(begin)
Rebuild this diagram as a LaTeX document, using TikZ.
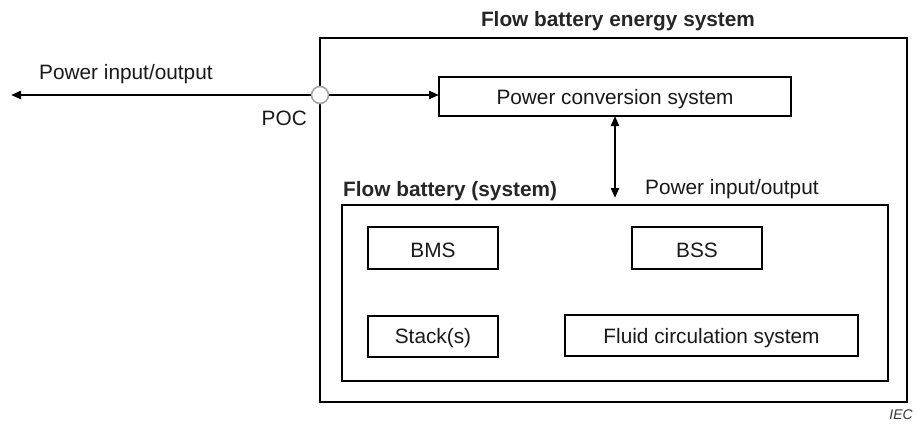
(end)
(begin)
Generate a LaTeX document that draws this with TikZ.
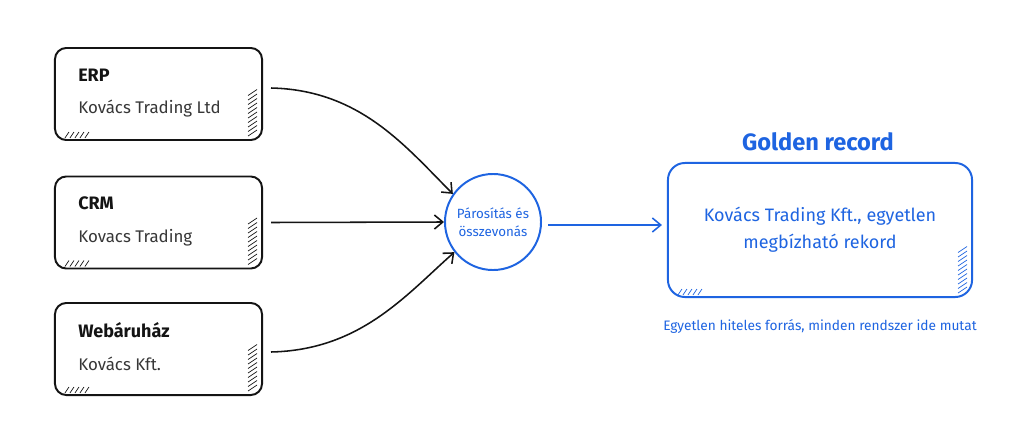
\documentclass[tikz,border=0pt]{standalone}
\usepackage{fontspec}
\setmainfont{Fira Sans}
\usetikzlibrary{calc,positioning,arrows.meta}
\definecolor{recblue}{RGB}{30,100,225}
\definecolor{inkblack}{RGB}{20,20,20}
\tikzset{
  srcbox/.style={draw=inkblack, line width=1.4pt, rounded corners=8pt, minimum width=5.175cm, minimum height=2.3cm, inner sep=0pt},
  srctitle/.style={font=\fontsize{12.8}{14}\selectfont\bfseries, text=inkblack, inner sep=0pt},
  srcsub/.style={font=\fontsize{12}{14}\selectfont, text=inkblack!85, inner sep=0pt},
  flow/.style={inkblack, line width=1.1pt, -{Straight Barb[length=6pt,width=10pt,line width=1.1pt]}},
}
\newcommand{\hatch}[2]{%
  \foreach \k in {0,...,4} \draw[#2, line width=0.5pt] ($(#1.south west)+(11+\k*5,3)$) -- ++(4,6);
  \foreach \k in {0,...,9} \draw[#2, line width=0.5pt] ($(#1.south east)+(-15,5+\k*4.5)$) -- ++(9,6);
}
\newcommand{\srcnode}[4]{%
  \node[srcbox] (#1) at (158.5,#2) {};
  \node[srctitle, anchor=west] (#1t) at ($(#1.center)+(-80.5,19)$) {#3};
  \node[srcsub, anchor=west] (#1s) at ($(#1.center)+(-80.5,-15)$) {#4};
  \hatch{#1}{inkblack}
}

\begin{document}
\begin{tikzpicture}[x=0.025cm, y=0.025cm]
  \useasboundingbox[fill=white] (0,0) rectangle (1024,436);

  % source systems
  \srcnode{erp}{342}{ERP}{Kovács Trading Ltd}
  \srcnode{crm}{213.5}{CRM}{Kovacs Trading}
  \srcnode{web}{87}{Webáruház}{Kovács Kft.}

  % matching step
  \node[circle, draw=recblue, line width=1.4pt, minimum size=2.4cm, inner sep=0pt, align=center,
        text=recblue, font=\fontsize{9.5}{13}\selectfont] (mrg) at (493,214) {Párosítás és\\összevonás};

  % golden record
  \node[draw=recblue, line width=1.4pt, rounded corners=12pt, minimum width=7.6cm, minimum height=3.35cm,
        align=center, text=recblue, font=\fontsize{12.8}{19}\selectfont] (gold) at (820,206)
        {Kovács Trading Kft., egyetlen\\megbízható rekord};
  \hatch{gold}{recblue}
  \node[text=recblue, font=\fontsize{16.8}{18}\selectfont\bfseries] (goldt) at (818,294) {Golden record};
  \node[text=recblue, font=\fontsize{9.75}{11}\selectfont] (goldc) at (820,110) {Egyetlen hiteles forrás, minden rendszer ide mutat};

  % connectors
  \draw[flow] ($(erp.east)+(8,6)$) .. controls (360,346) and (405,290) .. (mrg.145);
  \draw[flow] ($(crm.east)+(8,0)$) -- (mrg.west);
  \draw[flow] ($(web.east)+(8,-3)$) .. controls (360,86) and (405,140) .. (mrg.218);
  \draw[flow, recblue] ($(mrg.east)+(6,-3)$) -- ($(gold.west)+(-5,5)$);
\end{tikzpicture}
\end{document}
(end)
■ Task objective
Of all the lines in the material above, how many contain the word "this"? Give only the count.

■ Task result
2